* _The problem_
Leave out the pictures and retype only the lines from the opening line to the line that holds "const liberationDay = [2025, 3, 2];", both ends included.

++++ Given data

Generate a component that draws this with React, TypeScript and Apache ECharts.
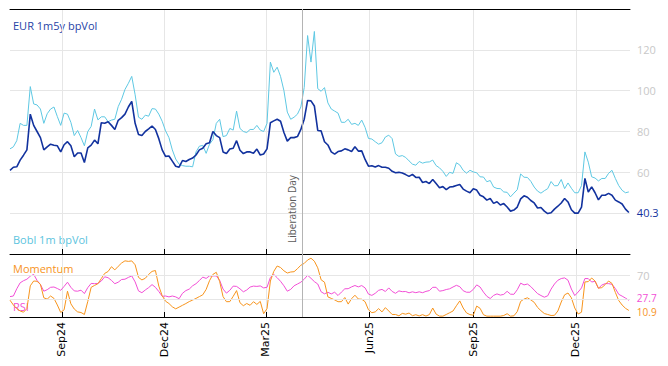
import React, { useEffect, useRef } from "react";
import * as echarts from "echarts";

// Series sampled every 3 calendar days starting 17 Jul 2024
const startDay = [2024, 6, 17];
const stepDays = 3;
const axisStart = [2024, 6, 17];
const axisEnd = [2026, 0, 18];
const liberationDay = [2025, 3, 2];

const eurVol = [
  61, 62.5, 62.7, 66, 68.4, 71, 88.5, 83, 80, 77,
  71, 72.5, 73.8, 73.3, 73, 70, 73.5, 75, 73, 67.6,
  69.5, 69.5, 64.8, 72, 73.3, 75.8, 74, 84.3, 84, 84.8,
  83, 81, 85.5, 86.8, 88.5, 92, 94.8, 84, 78.5, 78,
  80, 81.3, 82.7, 81, 76.5, 71, 67.8, 68, 65.5, 63,
  62.5, 65.8, 65.3, 66.3, 67, 68.5, 71, 71.8, 74, 74.5,
  80, 78, 77, 70, 69.2, 71.4, 71.8, 75.5, 70.8, 69.2,
  70, 70, 69.4, 71.4, 68.5, 69, 71.5, 84.3, 85.2, 86,
  85, 79.5, 75.3, 77, 77, 77.5, 81, 86, 95.2, 95,
  92.5, 80.5, 80.3, 75, 73.4, 70, 68.9, 70.2, 70.5, 71.5,
  71, 70.2, 72.5, 70.4, 70.5, 66.3, 63, 63.2, 62.6, 63.3,
  62.5, 62.5, 62, 60.5, 59.8, 60, 59.7, 58.9, 58, 59,
  57.5, 57.6, 55, 55.5, 54.5, 56.5, 54.5, 52.5, 53, 51.5,
  52.8, 53, 53.5, 54, 51.8, 50.8, 50, 52, 51.3, 48.8,
  48, 46.4, 47.2, 44.8, 45.6, 44, 44.7, 43, 41, 41.5,
  43, 47, 48.5, 47.8, 46.2, 45, 42.5, 42.8, 41, 39.8,
  40.2, 42, 43.4, 45, 47.2, 45.5, 41.7, 40, 40, 43,
  57, 50.4, 52.9, 50, 46.5, 48.8, 48.8, 49.7, 48.8, 46.4,
  45.5, 44.5, 42, 40.3,
];

const boblVol = [
  71.5, 72.5, 75.5, 84, 83, 83, 102, 93.5, 93, 91,
  84, 88.7, 91, 92, 87.3, 83, 89, 88.5, 84.5, 78,
  80.5, 77, 73, 80, 82.5, 91, 85.7, 87.2, 87.2, 84.8,
  85.6, 86, 92.2, 95.8, 100.6, 103.6, 107, 98, 87, 86,
  88, 87.5, 91.2, 91, 88.5, 85, 80.3, 77, 71, 66.5,
  64, 63.3, 63, 63, 62.7, 70, 72.8, 73.2, 69.3, 73.8,
  76, 84, 86, 77.5, 78, 81.5, 80.7, 90, 81.5, 80,
  79.5, 81, 81, 83, 80.7, 80, 84, 114, 109, 111.5,
  107, 100, 89.5, 86, 87, 88.5, 92, 101.5, 127, 114,
  129, 101, 99.7, 101.5, 94, 91, 90, 89, 84.5, 84.5,
  86, 83.5, 84, 83, 85.6, 82, 76.6, 76.3, 75, 73.8,
  74.5, 77.3, 78.2, 76.5, 69, 67.8, 68.2, 67.3, 65.6, 64,
  63.5, 65.3, 64.5, 65, 65.1, 66, 63.3, 62.2, 60.5, 58,
  60, 59.5, 64.7, 63.6, 61, 59.6, 61, 60.2, 59.8, 57.8,
  57.7, 55.4, 56, 52.8, 52.1, 52, 50.4, 50.2, 48, 49.8,
  51.5, 59.2, 57.6, 57.5, 55.6, 52.8, 50.8, 49.8, 51, 52,
  55.5, 53.4, 53.5, 56.5, 52, 54.8, 52.2, 50, 50, 53.5,
  70, 65, 57.8, 57.2, 55.8, 57, 57, 59.5, 61, 57,
  53.5, 51.2, 50, 50.4,
];

const momentum = [
  28, 20, 14, 10, 8, 14, 52, 60, 59.5, 54.5,
  32, 29.8, 35, 31, 20, 7.5, 12, 43, 22, 13.3,
  8.5, 7.5, 4.2, 26, 49.5, 52.6, 55.5, 64, 72.7, 75.8,
  83.8, 78.5, 84.5, 90, 93.6, 92.7, 93.5, 87, 66, 61.8,
  64.5, 71, 76, 77.5, 51.5, 35.5, 26.3, 22.5, 17, 13.6,
  16.5, 19.5, 22.4, 25.7, 28.2, 31, 34, 37, 46, 60.5,
  71, 74.5, 59, 34, 25.5, 25.6, 34.5, 44, 23.8, 18.8,
  22.5, 19.5, 25.5, 21, 26, 5.5, 14, 60, 76, 85,
  82.5, 77, 73.3, 75, 75.5, 80.5, 86.3, 89.3, 95, 98,
  93, 82, 62, 58, 33.5, 31, 28.5, 25.5, 25.5, 32.5,
  21.5, 30.5, 36.3, 30, 29.6, 25.5, 12, 7.1, 8.5, 14,
  8.5, 15.6, 10, 4.2, 4.2, 2, 6, 4.7, 6.6, 2.2,
  3.8, 1.8, 3.9, 1.6, 4, 15, 4.8, 1.5, 1.4, 4.2,
  7.1, 10, 18.7, 26.8, 15, 6.8, 4, 3, 18.2, 14.5,
  3.8, 1.4, 1.4, 1.4, 1.4, 1.4, 2.5, 5.5, 1.4, 2,
  9, 26, 29.9, 32, 28.5, 24.5, 16, 10.5, 5.8, 4.2,
  2.5, 2.8, 10, 25, 37, 40, 32, 15, 5, 8,
  58.4, 59, 65, 60, 48, 49, 54, 60, 56, 41,
  27.5, 20, 14.5, 10.9,
];

const rsi = [
  34, 35, 47, 57, 60.5, 63, 68, 71, 61, 54,
  43, 45.5, 49.5, 50, 47.5, 44.5, 51, 58, 49.5, 43.5,
  43, 44.7, 39, 49, 56, 55.5, 56, 60, 67, 65.5,
  61, 55.5, 58, 62.5, 63, 66, 68.5, 58.5, 43.5, 40.5,
  45, 49, 54, 49.5, 42.5, 34.5, 35, 33.5, 35, 33.5,
  30.5, 39.5, 44, 46.5, 52, 55.5, 60.8, 66.5, 64.3, 68.5,
  68.5, 68.5, 61, 46.5, 39.8, 44.5, 51.5, 51, 47, 42,
  45, 49.9, 51.5, 51, 51.8, 48.5, 49.5, 66, 71, 65.5,
  59.5, 52, 43, 46, 52, 55, 58, 63, 69.5, 64.5,
  59, 55, 42, 38.6, 41.2, 38.5, 41.3, 35.8, 41.5, 47,
  47.2, 50.2, 52.5, 50.2, 52.4, 48.5, 38.2, 36, 39.5, 44.5,
  46, 42.5, 48.5, 42.6, 39.5, 43.5, 42.2, 42.5, 40.3, 42,
  40.5, 42, 40.5, 42.7, 44, 49.5, 49.5, 43, 44, 45.8,
  47, 50, 52.8, 50.5, 43.8, 41.3, 41.3, 46, 53.5, 50,
  41.5, 34.5, 30.8, 36, 38.5, 36.5, 37.7, 42.8, 38, 37.8,
  45.5, 56.4, 53.5, 55, 50.7, 44.8, 39, 35.8, 33, 35.3,
  46.5, 55, 61.2, 64.1, 65.2, 61.3, 46.6, 35.7, 41.6, 48.5,
  64.1, 64, 58.3, 59.5, 47.8, 53.2, 55.6, 55.6, 54.5, 47.5,
  37.8, 34.8, 31.5, 27.7,
];

const tickMonths = [
  [2024, 8, 1],
  [2024, 11, 1],
  [2025, 2, 1],
  [2025, 5, 1],
  [2025, 8, 1],
  [2025, 11, 1],
];
const monthNames = ["Jan", "Feb", "Mar", "Apr", "May", "Jun", "Jul", "Aug", "Sep", "Oct", "Nov", "Dec"];
const volTicks = [60, 80, 100, 120];
const oscTicks = [70];
const oscGrid = [30, 70];

const C_EUR = "#12329e";
const C_BOBL = "#5ec8e3";
const C_MOM = "#f7941d";
const C_RSI = "#f24fd6";
const FONT = "Open Sans";

const toTime = (a: number[]) => new Date(a[0], a[1], a[2]).getTime();

export default function App() {
  const ref = useRef<HTMLDivElement>(null);
  useEffect(() => {
    if (!ref.current) return;
    const chart = echarts.init(ref.current, undefined, { renderer: "svg" });
    const t0 = toTime(startDay);
    const dates = eurVol.map((_, i) => t0 + i * stepDays * 86400000);
    const xmin = toTime(axisStart);
    const xmax = toTime(axisEnd);
    const ticks = tickMonths.map(toTime);
    const lib = toTime(liberationDay);
    const fmtDate = (v: number) => {
      const d = new Date(v);
      return monthNames[d.getMonth()] + String(d.getFullYear()).slice(2);
    };
    const pair = (arr: number[]) => arr.map((v, i) => [dates[i], v]);
    const endLabel = (color: string, dy: number, size: number) => ({
      show: true,
      formatter: (p: any) => Number(p.value[1]).toFixed(1),
      color,
      fontSize: size,
      lineHeight: size,
      fontFamily: FONT,
      distance: 8,
      offset: [0, dy],
    });
    const baseX = {
      type: "value",
      min: xmin,
      max: xmax,
      axisLine: { show: true, lineStyle: { color: "#000", width: 1 } },
      axisTick: { show: true, inside: true, length: 5, customValues: ticks, lineStyle: { color: "#000" } },
      splitLine: { show: true, lineStyle: { color: "#e6e6e6", width: 1 } },
    };
    chart.setOption({
      animation: false,
      backgroundColor: "#fff",
      grid: [
        { left: 10, right: 38, top: 9, height: 245 },
        { left: 10, right: 38, top: 254, height: 63 },
      ],
      xAxis: [
        { ...baseX, gridIndex: 0, axisLabel: { show: false, customValues: ticks } },
        {
          ...baseX,
          gridIndex: 1,
          axisLabel: {
            show: true,
            customValues: ticks,
            rotate: 90,
            formatter: fmtDate,
            fontSize: 11,
            fontFamily: "DejaVu Sans",
            color: "#000",
            margin: 5,
          },
        },
        {
          type: "value",
          gridIndex: 0,
          position: "top",
          min: xmin,
          max: xmax,
          axisLine: { show: true, lineStyle: { color: "#000", width: 1 } },
          axisTick: { show: false },
          axisLabel: { show: false },
          splitLine: { show: false },
        },
      ],
      yAxis: [
        {
          type: "value",
          gridIndex: 0,
          position: "right",
          min: 20,
          max: 140,
          interval: 20,
          axisLine: { show: false },
          axisTick: { show: false },
          splitLine: { show: true, lineStyle: { color: "#e6e6e6" } },
          axisLabel: {
            color: "#c8c8c8",
            fontSize: 11,
            fontFamily: FONT,
            margin: 7,
            formatter: (v: number) => (volTicks.includes(v) ? String(v) : ""),
          },
        },
        {
          type: "value",
          gridIndex: 1,
          position: "right",
          min: 0,
          max: 105,
          interval: 10,
          axisLine: { show: false },
          axisTick: { show: false },
          splitLine: { show: false },
          axisLabel: {
            color: "#c8c8c8",
            fontSize: 11,
            fontFamily: FONT,
            margin: 7,
            formatter: (v: number) => (oscTicks.includes(v) ? String(v) : ""),
          },
        },
      ],
      series: [
        {
          type: "line",
          xAxisIndex: 0,
          yAxisIndex: 0,
          data: [],
          z: 1,
          silent: true,
          markLine: {
            silent: true,
            symbol: "none",
            lineStyle: { color: "#b4b4b4", width: 1, type: "solid" },
            label: {
              show: true,
              formatter: "Liberation Day",
              position: "insideStartTop",
              color: "#5a5a5a",
              fontSize: 10,
              fontFamily: FONT,
              distance: [11, 5],
            },
            data: [{ xAxis: lib }],
          },
        },
        {
          type: "line",
          xAxisIndex: 1,
          yAxisIndex: 1,
          data: [],
          z: 1,
          silent: true,
          markLine: {
            silent: true,
            symbol: "none",
            label: { show: false },
            data: [
              ...oscGrid.map((v) => ({ yAxis: v, lineStyle: { color: "#e6e6e6", width: 1, type: "solid" } })),
              { xAxis: lib, lineStyle: { color: "#b4b4b4", width: 1, type: "solid" } },
            ],
          },
        },
        {
          name: "Bobl 1m bpVol",
          type: "line",
          xAxisIndex: 0,
          yAxisIndex: 0,
          data: pair(boblVol),
          showSymbol: false,
          lineStyle: { color: C_BOBL, width: 1 },
          itemStyle: { color: C_BOBL },
        },
        {
          name: "EUR 1m5y bpVol",
          type: "line",
          xAxisIndex: 0,
          yAxisIndex: 0,
          data: pair(eurVol),
          showSymbol: false,
          lineStyle: { color: C_EUR, width: 1.6 },
          itemStyle: { color: C_EUR },
          endLabel: endLabel(C_EUR, 0, 11),
        },
        {
          name: "RSI",
          type: "line",
          xAxisIndex: 1,
          yAxisIndex: 1,
          data: pair(rsi),
          showSymbol: false,
          lineStyle: { color: C_RSI, width: 1 },
          itemStyle: { color: C_RSI },
          endLabel: endLabel(C_RSI, -2, 10),
        },
        {
          name: "Momentum",
          type: "line",
          xAxisIndex: 1,
          yAxisIndex: 1,
          data: pair(momentum),
          showSymbol: false,
          lineStyle: { color: C_MOM, width: 1 },
          itemStyle: { color: C_MOM },
          endLabel: endLabel(C_MOM, 2, 10),
        },
      ],
      graphic: [
        { type: "text", x: 13, y: 25, style: { text: "EUR 1m5y bpVol", fill: "#2743a6", fontSize: 11, fontFamily: FONT, verticalAlign: "middle" } },
        { type: "text", x: 13, y: 239, style: { text: "Bobl 1m bpVol", fill: "#5cc4de", fontSize: 11, fontFamily: FONT, verticalAlign: "middle" } },
        { type: "text", x: 13, y: 268, style: { text: "Momentum", fill: C_MOM, fontSize: 11, fontFamily: FONT, verticalAlign: "middle" } },
        { type: "text", x: 13, y: 306, style: { text: "RSI", fill: C_RSI, fontSize: 11, fontFamily: FONT, verticalAlign: "middle" } },
      ],
    });
    return () => chart.dispose();
  }, []);
  return <div ref={ref} style={{ position: "fixed", left: 0, top: 0, width: 668, height: 366 }} />;
}
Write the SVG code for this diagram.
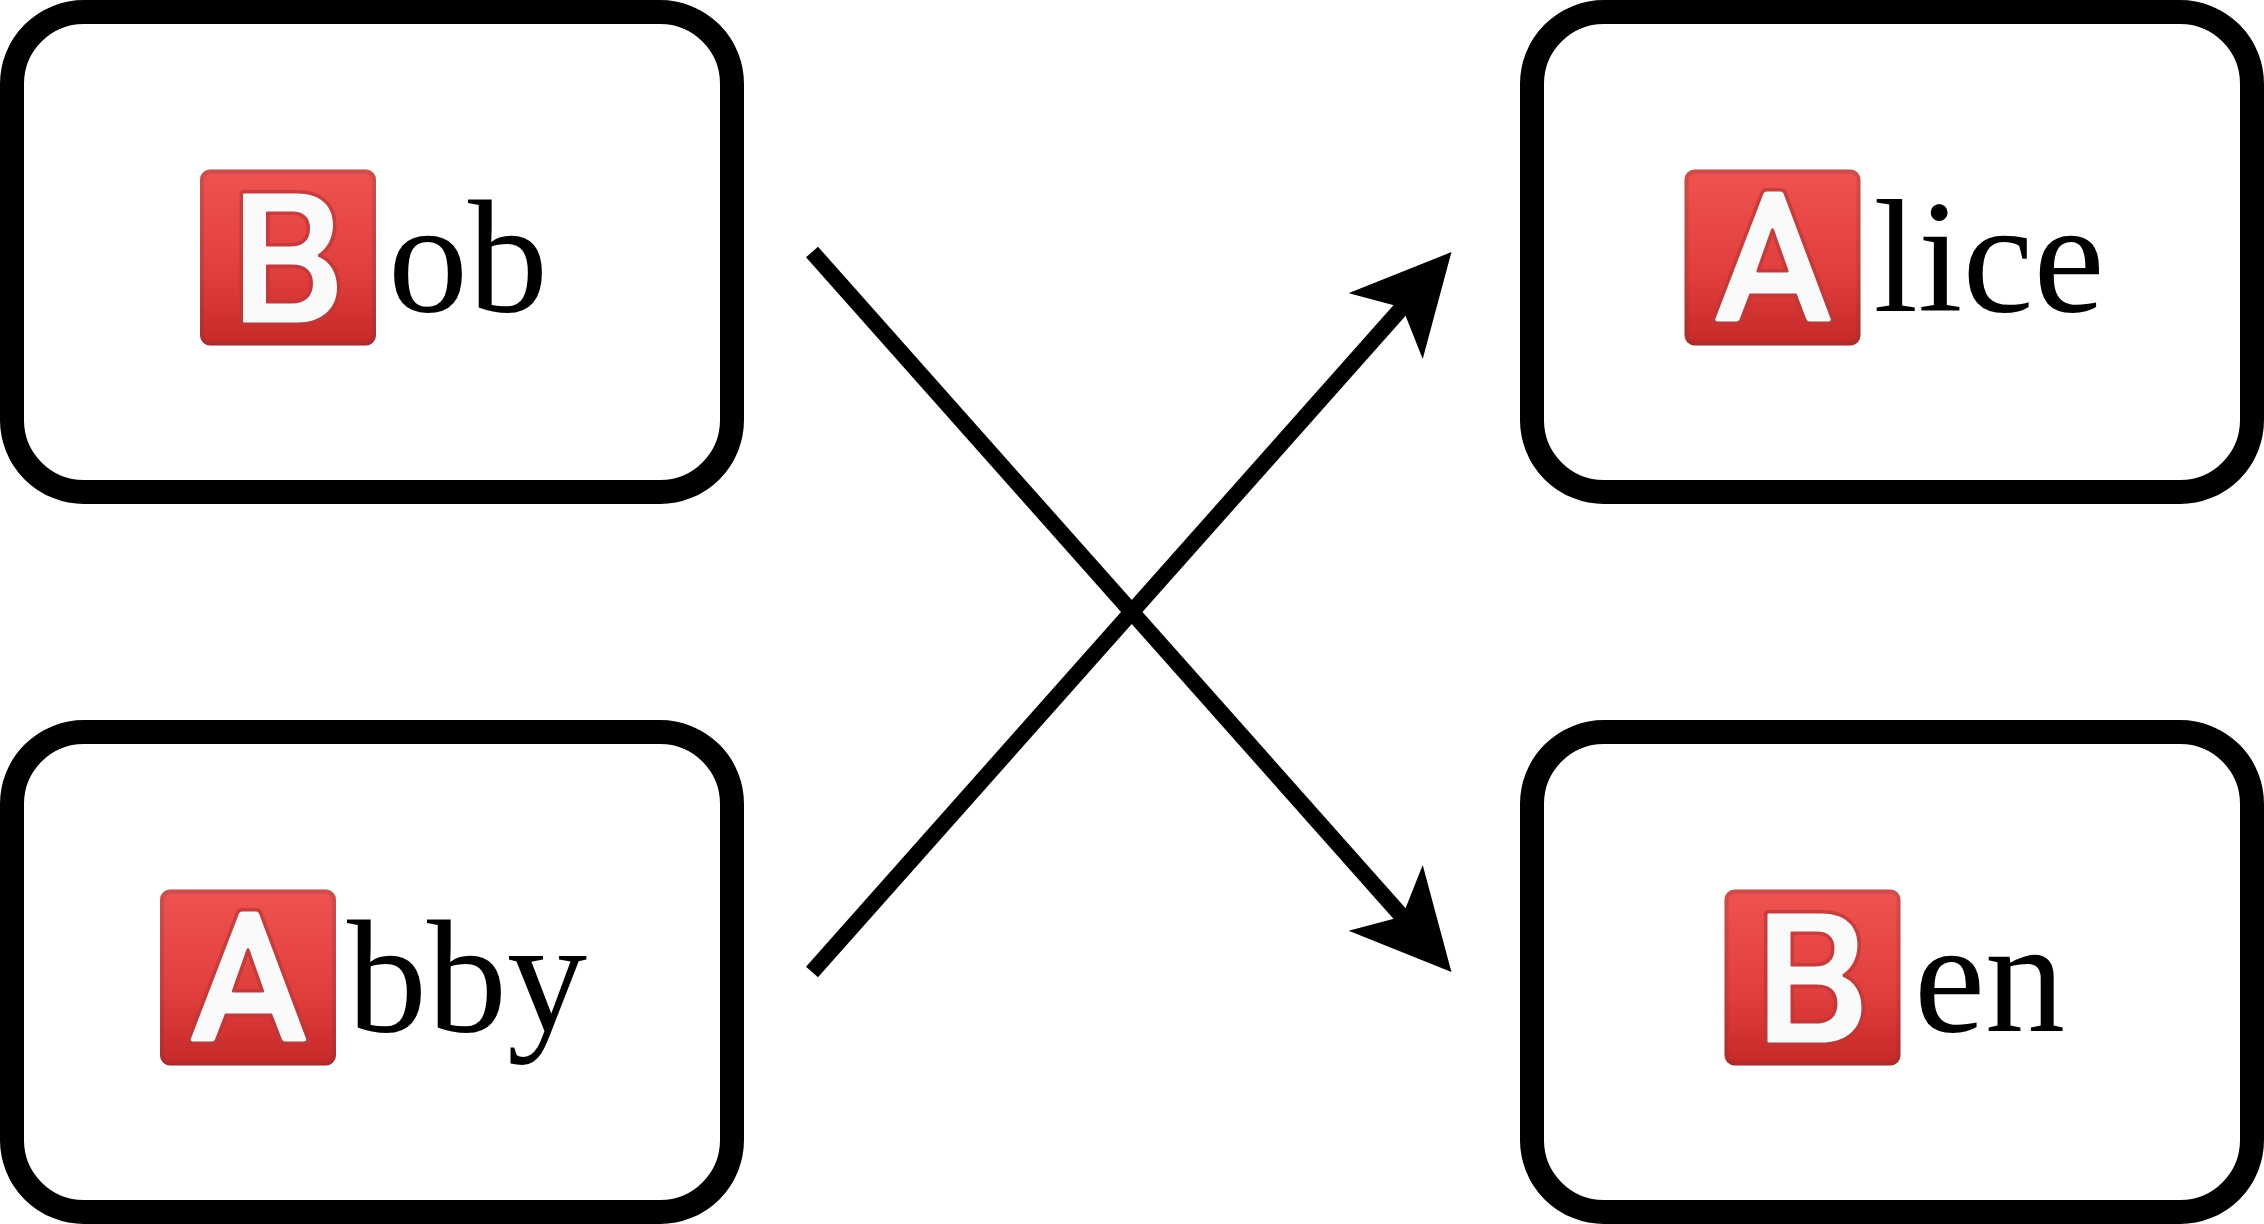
<svg xmlns="http://www.w3.org/2000/svg" width="2264" height="1224" viewBox="0 0 2264 1224">
  <style>
    .box { fill: #ffffff; stroke: #000000; stroke-width: 96; }
    .label { fill: #000000; font-size: 160px; font-family: "Liberation Serif", "Times New Roman", serif; }
    .conn { fill: none; stroke: #000000; stroke-width: 16; marker-end: url(#arrow); }
    .glyph { fill: #fafafa; fill-rule: evenodd; stroke: #b93a3a; stroke-opacity: 0.75; stroke-width: 28; stroke-linejoin: round; paint-order: stroke; }
  </style>
  <defs>
    <linearGradient id="red" x1="0" y1="0" x2="0" y2="1">
      <stop offset="0" stop-color="#ef5350"/>
      <stop offset="0.6" stop-color="#e03e3d"/>
      <stop offset="1" stop-color="#c62828"/>
    </linearGradient>
    <marker id="arrow" markerUnits="userSpaceOnUse" markerWidth="100" markerHeight="100" refX="25" refY="49.5" orient="auto" viewBox="0 0 100 100">
      <path d="M99 49.5 L0 0 L25 49.5 L0 99 Z" fill="#000000"/>
    </marker>
    <g id="tile">
      <rect x="0" y="0" width="704" height="704" rx="40" fill="url(#red)"/>
      <rect x="8" y="8" width="688" height="688" rx="34" fill="none" stroke="#424242" stroke-opacity="0.2" stroke-width="16"/>
    </g>
    <g id="letterA">
      <use href="#tile"/>
      <path class="glyph" d="M316 96 Q320 88 328 88 H384 Q392 88 396 96 L584 596 Q588 608 576 608 H500 Q492 608 488 600 L448 496 H260 L220 600 Q216 608 208 608 H132 Q120 608 124 596 Z M346 240 L288 404 Q286 412 294 412 H410 Q418 412 416 404 L358 240 Q352 228 346 240 Z"/>
    </g>
    <g id="letterB">
      <use href="#tile"/>
      <path class="glyph" d="M176 96 H388 C480 96 532 144 532 220 C532 276 508 316 472 340 V348 C520 368 548 412 548 472 C548 560 484 612 388 612 H176 Q172 612 172 608 V100 Q172 96 176 96 Z M268 168 Q264 168 264 172 V304 Q264 308 268 308 H360 C412 308 440 284 440 236 C440 192 416 168 368 168 Z M268 380 Q264 380 264 384 V532 Q264 536 268 536 H368 C420 536 452 508 452 456 C452 408 424 380 368 380 Z"/>
    </g>
  </defs>
  <rect width="2264" height="1224" fill="#ffffff"/>
  <g id="node-bob">
    <g transform="scale(0.25)"><rect class="box" x="48" y="48" width="2880" height="1920" rx="288"/></g>
    <use href="#letterB" transform="translate(200 169.5) scale(0.25)"/>
    <text class="label" x="388" y="311">ob</text>
  </g>
  <g id="node-alice">
    <g transform="scale(0.25)"><rect class="box" x="6128" y="48" width="2880" height="1920" rx="288"/></g>
    <use href="#letterA" transform="translate(1684.5 169.5) scale(0.25)"/>
    <text class="label" x="1873.5" y="311">lice</text>
  </g>
  <g id="node-abby">
    <g transform="scale(0.25)"><rect class="box" x="48" y="2928" width="2880" height="1920" rx="288"/></g>
    <use href="#letterA" transform="translate(160 889.5) scale(0.25)"/>
    <text class="label" x="347" y="1031">bby</text>
  </g>
  <g id="node-ben">
    <g transform="scale(0.25)"><rect class="box" x="6128" y="2928" width="2880" height="1920" rx="288"/></g>
    <use href="#letterB" transform="translate(1724.5 889.5) scale(0.25)"/>
    <text class="label" x="1914" y="1031">en</text>
  </g>
  <g id="connectors">
    <line class="conn" x1="812" y1="972" x2="1402.300" y2="307.400"/>
    <line class="conn" x1="812" y1="252" x2="1402.300" y2="916.600"/>
  </g>
</svg>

++++++++

* _Response to this task_
Generate a component that draws this with React, TypeScript and Apache ECharts.
import React, { useEffect, useRef } from "react";
import * as echarts from "echarts";

// Series sampled every 3 calendar days starting 17 Jul 2024
const startDay = [2024, 6, 17];
const stepDays = 3;
const axisStart = [2024, 6, 17];
const axisEnd = [2026, 0, 18];
const liberationDay = [2025, 3, 2];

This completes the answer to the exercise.